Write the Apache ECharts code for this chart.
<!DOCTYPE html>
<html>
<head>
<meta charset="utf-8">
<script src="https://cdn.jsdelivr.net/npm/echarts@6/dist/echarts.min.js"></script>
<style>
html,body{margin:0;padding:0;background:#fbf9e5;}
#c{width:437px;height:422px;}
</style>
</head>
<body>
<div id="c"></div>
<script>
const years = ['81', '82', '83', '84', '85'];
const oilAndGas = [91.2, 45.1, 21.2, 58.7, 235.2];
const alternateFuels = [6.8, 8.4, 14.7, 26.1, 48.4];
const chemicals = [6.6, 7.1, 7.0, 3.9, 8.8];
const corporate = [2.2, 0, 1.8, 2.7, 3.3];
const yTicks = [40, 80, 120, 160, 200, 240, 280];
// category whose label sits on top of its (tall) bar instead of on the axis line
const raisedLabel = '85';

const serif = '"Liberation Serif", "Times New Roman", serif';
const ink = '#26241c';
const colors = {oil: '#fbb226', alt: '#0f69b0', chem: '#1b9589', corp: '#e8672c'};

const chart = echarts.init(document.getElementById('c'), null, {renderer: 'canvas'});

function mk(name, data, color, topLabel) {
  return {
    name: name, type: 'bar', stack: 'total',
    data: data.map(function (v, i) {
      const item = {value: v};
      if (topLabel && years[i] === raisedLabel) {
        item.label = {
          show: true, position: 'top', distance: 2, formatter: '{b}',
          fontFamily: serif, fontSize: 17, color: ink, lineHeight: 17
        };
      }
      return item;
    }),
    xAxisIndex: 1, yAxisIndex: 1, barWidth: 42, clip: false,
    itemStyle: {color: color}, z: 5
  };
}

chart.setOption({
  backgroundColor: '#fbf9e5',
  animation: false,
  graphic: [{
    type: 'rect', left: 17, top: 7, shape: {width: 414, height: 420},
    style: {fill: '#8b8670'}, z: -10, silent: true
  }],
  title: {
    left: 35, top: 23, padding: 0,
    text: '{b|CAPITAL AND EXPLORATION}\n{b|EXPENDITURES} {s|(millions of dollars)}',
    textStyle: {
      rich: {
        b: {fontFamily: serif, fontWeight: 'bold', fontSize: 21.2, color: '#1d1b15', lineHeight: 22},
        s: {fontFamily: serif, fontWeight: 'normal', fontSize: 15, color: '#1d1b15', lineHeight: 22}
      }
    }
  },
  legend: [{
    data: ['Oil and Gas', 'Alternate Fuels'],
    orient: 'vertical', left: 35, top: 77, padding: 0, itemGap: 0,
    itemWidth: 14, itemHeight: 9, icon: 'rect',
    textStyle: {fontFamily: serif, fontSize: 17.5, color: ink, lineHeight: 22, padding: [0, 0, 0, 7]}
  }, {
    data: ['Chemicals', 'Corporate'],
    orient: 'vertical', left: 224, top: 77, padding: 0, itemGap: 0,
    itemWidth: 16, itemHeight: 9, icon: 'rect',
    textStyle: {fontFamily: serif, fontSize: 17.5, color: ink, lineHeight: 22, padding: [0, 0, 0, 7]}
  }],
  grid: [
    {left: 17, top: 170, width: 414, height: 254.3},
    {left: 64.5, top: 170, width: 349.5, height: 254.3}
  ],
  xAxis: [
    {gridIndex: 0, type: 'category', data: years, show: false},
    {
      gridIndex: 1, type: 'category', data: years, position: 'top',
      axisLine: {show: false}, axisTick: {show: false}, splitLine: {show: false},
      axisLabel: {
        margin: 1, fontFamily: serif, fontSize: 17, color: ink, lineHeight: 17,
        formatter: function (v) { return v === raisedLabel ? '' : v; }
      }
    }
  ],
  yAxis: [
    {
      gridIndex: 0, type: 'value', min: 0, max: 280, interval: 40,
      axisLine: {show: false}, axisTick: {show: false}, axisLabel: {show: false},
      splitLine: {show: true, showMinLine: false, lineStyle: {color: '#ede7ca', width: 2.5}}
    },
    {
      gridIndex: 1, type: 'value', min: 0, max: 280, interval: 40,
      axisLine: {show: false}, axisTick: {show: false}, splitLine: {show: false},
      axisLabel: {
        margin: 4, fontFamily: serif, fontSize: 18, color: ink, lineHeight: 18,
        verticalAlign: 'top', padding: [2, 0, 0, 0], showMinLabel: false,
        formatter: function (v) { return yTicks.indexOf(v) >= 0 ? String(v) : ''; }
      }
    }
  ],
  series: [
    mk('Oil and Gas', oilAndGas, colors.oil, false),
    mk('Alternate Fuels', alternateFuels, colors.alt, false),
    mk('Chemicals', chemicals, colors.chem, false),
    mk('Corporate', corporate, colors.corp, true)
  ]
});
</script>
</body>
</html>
= = = = =
> **What the task asks**:
Extract the full listing above without alteration.

> **Result for this task**:
Write the Apache ECharts code for this chart.
<!DOCTYPE html>
<html>
<head>
<meta charset="utf-8">
<script src="https://cdn.jsdelivr.net/npm/echarts@6/dist/echarts.min.js"></script>
<style>
html,body{margin:0;padding:0;background:#fbf9e5;}
#c{width:437px;height:422px;}
</style>
</head>
<body>
<div id="c"></div>
<script>
const years = ['81', '82', '83', '84', '85'];
const oilAndGas = [91.2, 45.1, 21.2, 58.7, 235.2];
const alternateFuels = [6.8, 8.4, 14.7, 26.1, 48.4];
const chemicals = [6.6, 7.1, 7.0, 3.9, 8.8];
const corporate = [2.2, 0, 1.8, 2.7, 3.3];
const yTicks = [40, 80, 120, 160, 200, 240, 280];
// category whose label sits on top of its (tall) bar instead of on the axis line
const raisedLabel = '85';

const serif = '"Liberation Serif", "Times New Roman", serif';
const ink = '#26241c';
const colors = {oil: '#fbb226', alt: '#0f69b0', chem: '#1b9589', corp: '#e8672c'};

const chart = echarts.init(document.getElementById('c'), null, {renderer: 'canvas'});

function mk(name, data, color, topLabel) {
  return {
    name: name, type: 'bar', stack: 'total',
    data: data.map(function (v, i) {
      const item = {value: v};
      if (topLabel && years[i] === raisedLabel) {
        item.label = {
          show: true, position: 'top', distance: 2, formatter: '{b}',
          fontFamily: serif, fontSize: 17, color: ink, lineHeight: 17
        };
      }
      return item;
    }),
    xAxisIndex: 1, yAxisIndex: 1, barWidth: 42, clip: false,
    itemStyle: {color: color}, z: 5
  };
}

chart.setOption({
  backgroundColor: '#fbf9e5',
  animation: false,
  graphic: [{
    type: 'rect', left: 17, top: 7, shape: {width: 414, height: 420},
    style: {fill: '#8b8670'}, z: -10, silent: true
  }],
  title: {
    left: 35, top: 23, padding: 0,
    text: '{b|CAPITAL AND EXPLORATION}\n{b|EXPENDITURES} {s|(millions of dollars)}',
    textStyle: {
      rich: {
        b: {fontFamily: serif, fontWeight: 'bold', fontSize: 21.2, color: '#1d1b15', lineHeight: 22},
        s: {fontFamily: serif, fontWeight: 'normal', fontSize: 15, color: '#1d1b15', lineHeight: 22}
      }
    }
  },
  legend: [{
    data: ['Oil and Gas', 'Alternate Fuels'],
    orient: 'vertical', left: 35, top: 77, padding: 0, itemGap: 0,
    itemWidth: 14, itemHeight: 9, icon: 'rect',
    textStyle: {fontFamily: serif, fontSize: 17.5, color: ink, lineHeight: 22, padding: [0, 0, 0, 7]}
  }, {
    data: ['Chemicals', 'Corporate'],
    orient: 'vertical', left: 224, top: 77, padding: 0, itemGap: 0,
    itemWidth: 16, itemHeight: 9, icon: 'rect',
    textStyle: {fontFamily: serif, fontSize: 17.5, color: ink, lineHeight: 22, padding: [0, 0, 0, 7]}
  }],
  grid: [
    {left: 17, top: 170, width: 414, height: 254.3},
    {left: 64.5, top: 170, width: 349.5, height: 254.3}
  ],
  xAxis: [
    {gridIndex: 0, type: 'category', data: years, show: false},
    {
      gridIndex: 1, type: 'category', data: years, position: 'top',
      axisLine: {show: false}, axisTick: {show: false}, splitLine: {show: false},
      axisLabel: {
        margin: 1, fontFamily: serif, fontSize: 17, color: ink, lineHeight: 17,
        formatter: function (v) { return v === raisedLabel ? '' : v; }
      }
    }
  ],
  yAxis: [
    {
      gridIndex: 0, type: 'value', min: 0, max: 280, interval: 40,
      axisLine: {show: false}, axisTick: {show: false}, axisLabel: {show: false},
      splitLine: {show: true, showMinLine: false, lineStyle: {color: '#ede7ca', width: 2.5}}
    },
    {
      gridIndex: 1, type: 'value', min: 0, max: 280, interval: 40,
      axisLine: {show: false}, axisTick: {show: false}, splitLine: {show: false},
      axisLabel: {
        margin: 4, fontFamily: serif, fontSize: 18, color: ink, lineHeight: 18,
        verticalAlign: 'top', padding: [2, 0, 0, 0], showMinLabel: false,
        formatter: function (v) { return yTicks.indexOf(v) >= 0 ? String(v) : ''; }
      }
    }
  ],
  series: [
    mk('Oil and Gas', oilAndGas, colors.oil, false),
    mk('Alternate Fuels', alternateFuels, colors.alt, false),
    mk('Chemicals', chemicals, colors.chem, false),
    mk('Corporate', corporate, colors.corp, true)
  ]
});
</script>
</body>
</html>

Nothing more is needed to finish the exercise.